PHOENIX (CN) – Sheriff Joe Arpaio’s deputies working off-duty security at the Phoenix International Raceway mercilessly beat and Tasered a man and his son “without provocation or cause,” the family says.
Michael Wyman, his wife Jan and his son Wade “were enjoying a day with friends at the NASCAR race at Phoenix International Raceway” on Nov. 13, 2010, according to their complaint in Maricopa County Court. The family decided to go to the racetrack’s Speed Cantina, where Maricopa County Sheriff’s deputies provide security.
Michael Wyman said he was approached by a friend who he had not seen in a long time, and after he greeted the friend with “a high five and bear hugs,” Deputy Preston Boyer “without verbal warning or command and without provocation or cause, approached Michael from behind and began to choke Michael using a choke hold.”
Michael, “disoriented and unable to see his unidentified attacker, grabbed onto his assailant’s arm to try to loosen the choke hold so he could breathe and to free himself,” he says. Another sheriff’s officer then pushed his wife aside “and Tasered Michael in the back,” according to the complaint.
As Michael lay on the floor, the family says, a second sheriff’s officer Tasered him again. His wife “begged the MCSO deputies to stop, but a deputy shoved Jan in the chest with both of his hands and ordered her to get back,” the complaint states.
When the Wyman’s daughter, Melissa, also pleaded with the deputies to stop, a deputy threatened to Taser her too. A deputy threatened to Taser the friend that Michael had high-fived, as well.
Jan Wyman says she went to her husband, who was lying face-down on the ground, “to hold his face off of the ground, his mouth foaming and his body still rigid and convulsing from the electrical shocks,” and deputies ordered her away and threatened to Taser her again.
Although her husband “was disabled and immobilized by the Taser shocks, the MCSO deputies then stomped on Michael’s arms, kicked him, and handcuffed him,” according to the complaint.
The Wymans’ friends told the deputies “there was no reason for the deputies’ conduct,” and one friend, a Phoenix firefighter, told deputies “that they could not continue to Taser Michael after Michael was handcuffed.” Ron Wilson identified himself as a Phoenix firefighter, but a deputy told him “he did not ‘care who the fuck’ Wilson was and then threatened to Taser Wilson, too,” the complaint states.

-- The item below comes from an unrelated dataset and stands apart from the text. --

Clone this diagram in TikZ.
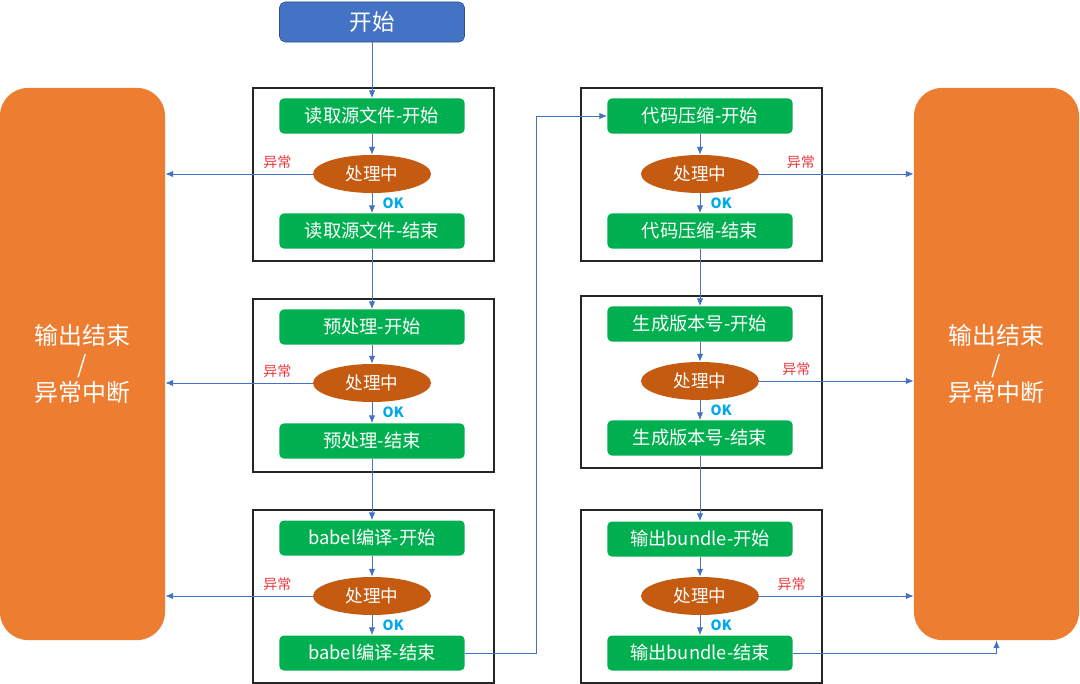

When the son, Wade Wyman, asked the deputies why they were assaulting his father the deputies “began to shove Wade backwards, and continued to shove Wade even after he raised his hand to indicate that he was not resisting nor was he attempting to touch the MCSO deputies.” Then the deputies Tasered Wade, and one deputy “kicked and kneed Wade in the ribs as he handcuffed Wade,” the lawsuit states.
Michael and Wade were moved behind a gated area, where they sat for an hour before the deputies decided to search them. In response to orders, Michael stood up and spread his legs to be searched, but one deputy “laughed and said, ‘Oh, I guess you aren’t listening!’ and kicked and stomped on Michael’s right leg and foot.”
Two deputies restrained Michael’s arms “while the first deputy continued to kick him; the kicks and stomps struck Michael’s Tasered leg and the inside of his foot,” the Wymans claim.
Michael Wyman says he was hospitalized after the “unprovoked and unjustified attacks,” and underwent multiple surgeries “on his Tasered calf and broken foot.”
Criminal charges were filed against Michael, and dismissed; no criminal charges were ever filed against Wade.
The Wymans seek punitive damages for gross negligence, assault and battery, false arrest, intentional infliction of emotional distress and malicious prosecution.
Defendants include Sheriff Joseph Arpaio, the Maricopa County Sheriff’s Office, Preston Boyer, William R. Cox, George Inuaki, Michael Martinez, Ryan Neville, Nicholas Perez, and Dominick Reaulo.
The Wymans represented by Daniel Treon with Treon & Shook.